C. The implementation
Here is the main function:
void writeFloat(double value) {
if (isnan(value)) return puts("nan");
if (value < 0.0) {
putchar('-');
value = -value;
}
if (isinf(value)) return puts("inf");
uint32_t integralPart, decimalPart;
int16_t exponent;
splitFloat(value, integralPart, decimalPart, exponent);
writeInteger(integralPart);
if (decimalPart) writeDecimals(decimalPart);
if (exponent < 0) {
puts("e-");
writeInteger(-exponent);
}
if (exponent > 0) {
puts('e');
writeInteger(exponent);
}
}
Here is the function that extracts the integral part, the decimal part and the exponent part of a float:
void splitFloat(double value, uint32_t &integralPart,
uint32_t &decimalPart, int16_t &exponent) {
exponent = normalizeFloat(value);
integralPart = (uint32_t)value;
double remainder = value - integralPart;
remainder *= 1e9;
decimalPart = (uint32_t)remainder;
// rounding
remainder -= decimalPart;
if (remainder >= 0.5) {
decimalPart++;
if (decimalPart >= 1000000000) {
decimalPart = 0;
integralPart++;
if (exponent != 0 && integralPart >= 10) {
exponent++;
integralPart = 1;
}
}
}
}
Here is the function that normalizes the values between 1e-5
and 1e7
and returns the exponent:
int normalizeFloat(double& value) {
const double positiveExpThreshold = 1e7;
const double negativeExpThreshold = 1e-5;
int exponent = 0;
if (value >= positiveExpThreshold) {
if (value >= 1e256) {
value /= 1e256;
exponent += 256;
}
if (value >= 1e128) {
value /= 1e128;
exponent += 128;
}
if (value >= 1e64) {
value /= 1e64;
exponent += 64;
}
if (value >= 1e32) {
value /= 1e32;
exponent += 32;
}
if (value >= 1e16) {
value /= 1e16;
exponent += 16;
}
if (value >= 1e8) {
value /= 1e8;
exponent += 8;
}
if (value >= 1e4) {
value /= 1e4;
exponent += 4;
}
if (value >= 1e2) {
value /= 1e2;
exponent += 2;
}
if (value >= 1e1) {
value /= 1e1;
exponent += 1;
}
}
if (value > 0 && value <= negativeExpThreshold) {
if (value < 1e-255) {
value *= 1e256;
exponent -= 256;
}
if (value < 1e-127) {
value *= 1e128;
exponent -= 128;
}
if (value < 1e-63) {
value *= 1e64;
exponent -= 64;
}
if (value < 1e-31) {
value *= 1e32;
exponent -= 32;
}
if (value < 1e-15) {
value *= 1e16;
exponent -= 16;
}
if (value < 1e-7) {
value *= 1e8;
exponent -= 8;
}
if (value < 1e-3) {
value *= 1e4;
exponent -= 4;
}
if (value < 1e-1) {
value *= 1e2;
exponent -= 2;
}
if (value < 1e0) {
value *= 1e1;
exponent -= 1;
}
}
return exponent;
}
Here is the function that prints the integral part and the exponent:
void writeInteger(uint32_t value) {
char buffer[16];
char *ptr = buffer + sizeof(buffer) - 1;
*ptr = 0;
do {
*--ptr = (char)(value % 10) + '0';
value = (uint32_t)(value / 10);
} while (value);
puts(ptr);
}
Here is the function that prints the decimal part:
void writeDecimals(uint32_t value) {
int width = 9;
// remove trailing zeros
while (value % 10 == 0 && width > 0) {
value /= 10;
width--;
}
char buffer[16];
char *ptr = buffer + sizeof(buffer) - 1;
// write the string in reverse order
*ptr = 0;
while (width--) {
*--ptr = value % 10 + '0';
value /= 10;
}
*--ptr = '.';
// and dump it in the right order
puts(ptr);
}
Here is the link to the code in ArduinoJson
D. Possible variations
You could use 64-bit integers and get much more digits.
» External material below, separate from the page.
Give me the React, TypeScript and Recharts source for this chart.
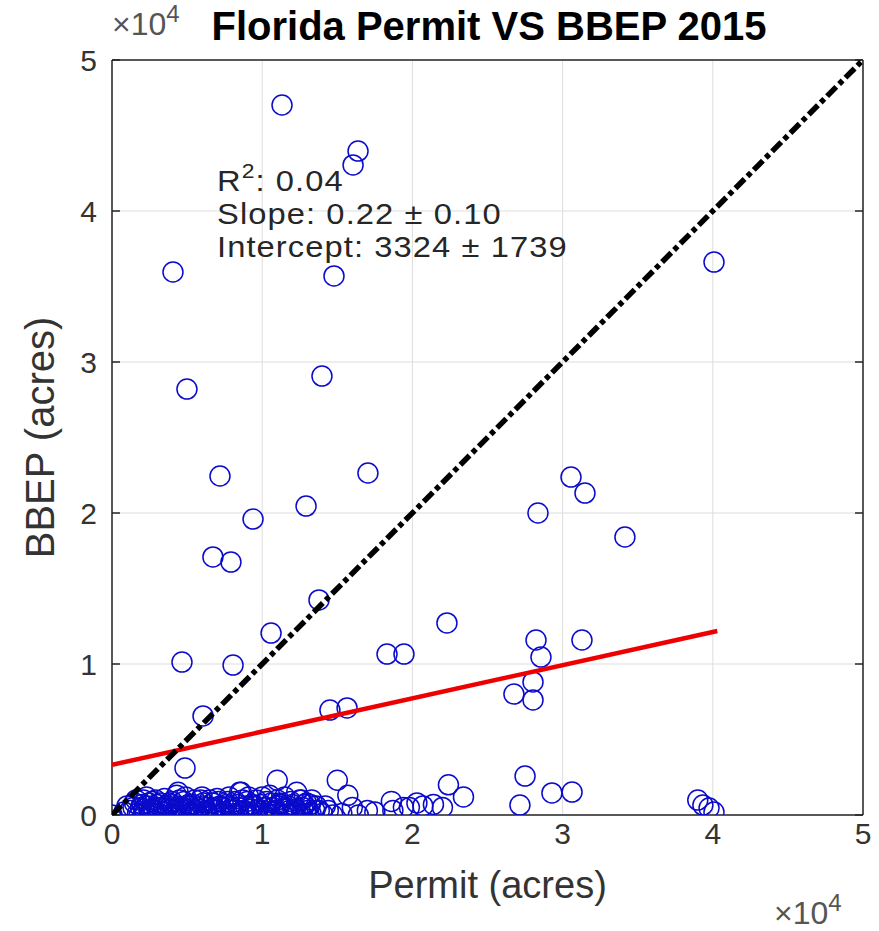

You could also repeat the decimal extraction a second time to get 9 more digits. However, I don’t think it’s worth it, as 9 digits are sufficient in most cases.
You could be less picky with the normalization and instead of reducing the integral part from 1
to 9
, you could accept it to be from 1 to 9999 for example. That would significantly reduce the size of the normalize()
function.
EDIT 2017-07-14: ArduinoJson 5.11.1 reduces the number of decimal places printed depending on the number of integral places.